A Simple Question

John Cook, Dana Nuccitelli and others published a lengthy response to criticisms by Richard Tol. In it, they described their famous paper about a consensus on global warming as:

C13 classified abstracts of climate science papers based on the level of endorsement that most of the recent global warming is man-made (AGW, Categories 1–3)

But when discussing what the definition their paper would use, Dana Nuccitelli specifically said:

Category 2 is "Explicitly endorses but does not quantify (or minimize) AGW." Thus it doesn't require an assumption of >50%.

How can Category 2 not "require an assumption of >50%" human contribution if Categories 1-3 say "most of the recent global warming is man-made"?


  1. Climate change denying idiots like you are destroying the planet. I hope you're okay with the all that blood on your hands.

  2. Um, okay. What exactly am I supposed to be denying? Are you suggesting anyone who recognizes the obvious contradiction in Dana Nuccitelli's positions is denying climate changes? Would calling John Cook a liar somehow require saying global warming isn't real?

    And do you really mean people are "destroying the planet"? I get you may not like the idea of what global warming may cause, but the planet is a pretty big thing. I don't think humans can destroy it.

    I'd like to believe nothing John Cook or the other people at Skeptical Science have done is somehow necessary for the truth of global warming, but I suppose I could be wrong...?

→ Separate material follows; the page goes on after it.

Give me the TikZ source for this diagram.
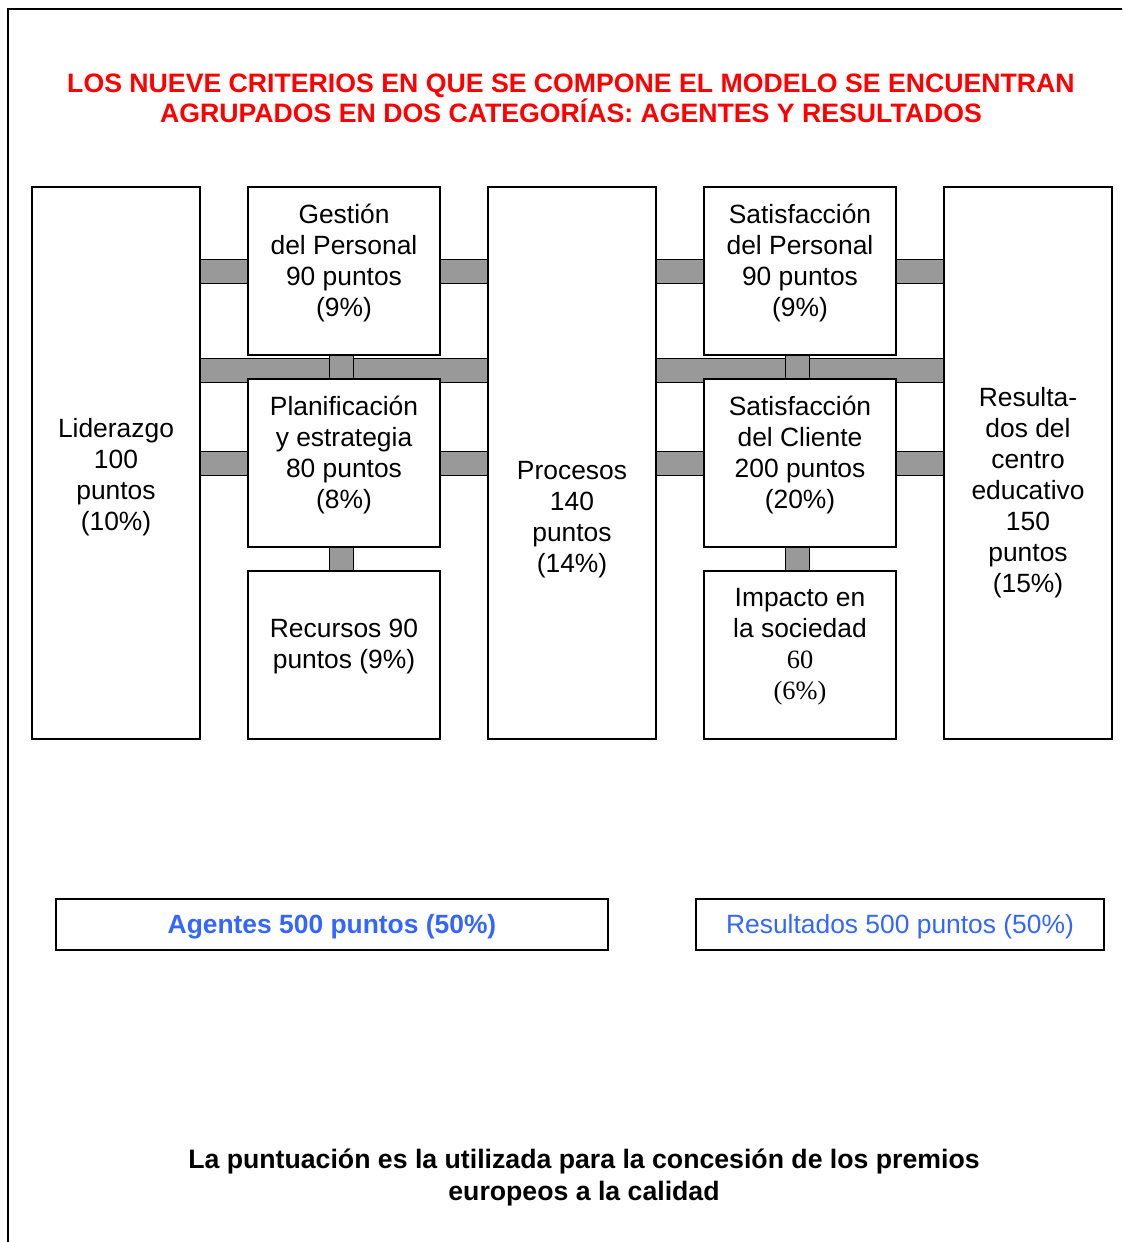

  3. Frank, less people dying from harsh cold winters, trees growing bigger,growing season lengthened, increased crop yields, net economic growth, greening deserts, heathier and wealtier people, no sign of increasing hurricanes, tornadoes or extreme weather.

    The sky is not fallng chicken little.

  4. Richard S.J. Tol, indeed. What I find interesting is Dana Nuccitelli (and others) seem to make these false claims with absolute confidence. It makes me wonder if perhaps they actually believe what they say. It's hard for me to believe someone would go around spreading lies that are so easy to check. It makes me think they've deluded themselves into believing their own lies.

    But maybe I'm just too much of an optimist.

  5. I've been having this exact fight over at SkS. http://skepticalscience.com/news.php?p=7&t=306&&n=1994#106658

    I raise two main issues:

    1. Their study did not review "climate science papers". It included a whole bunch of non-climate related papers.

    2. Abstracts rated as Level 2 or 3, did not attribute "the majority" of warming to humans. They just stated (or implicitly endorsed) that human activity causes warming, but without either quantifying or minimizing the amount.

    The responses (and the moderation) are most entertaining.

  6. Russ R., I took a look at that discussion. It's insane. It's trivially easy to provide dozens of examples contradicting their claims. It's trivially easy to find quotes from the raters themselves contradicting their claims. How in the world can they keep saying things so obviously false?

    I'd love to comment over there pointing out the contradictory evidence, but I was banned from their site some time back. Someone else should do it for me. (Hint, anyone?)

  7. I'm about to be banned from SkS myself. I just posted the following quote from Dana, and got hammered by the moderator.

    "We can't assume that just because a paper says "anthropogenic global warming" that they agree the human contribution is >50%, but they have explcitly endorsed that humans are contributing. Thus they go in category #2. The way I see the final paper is that we'll conclude 'There's an x% consensus supporting the AGW theory, and y% explicitly put the human contribution at >50%'.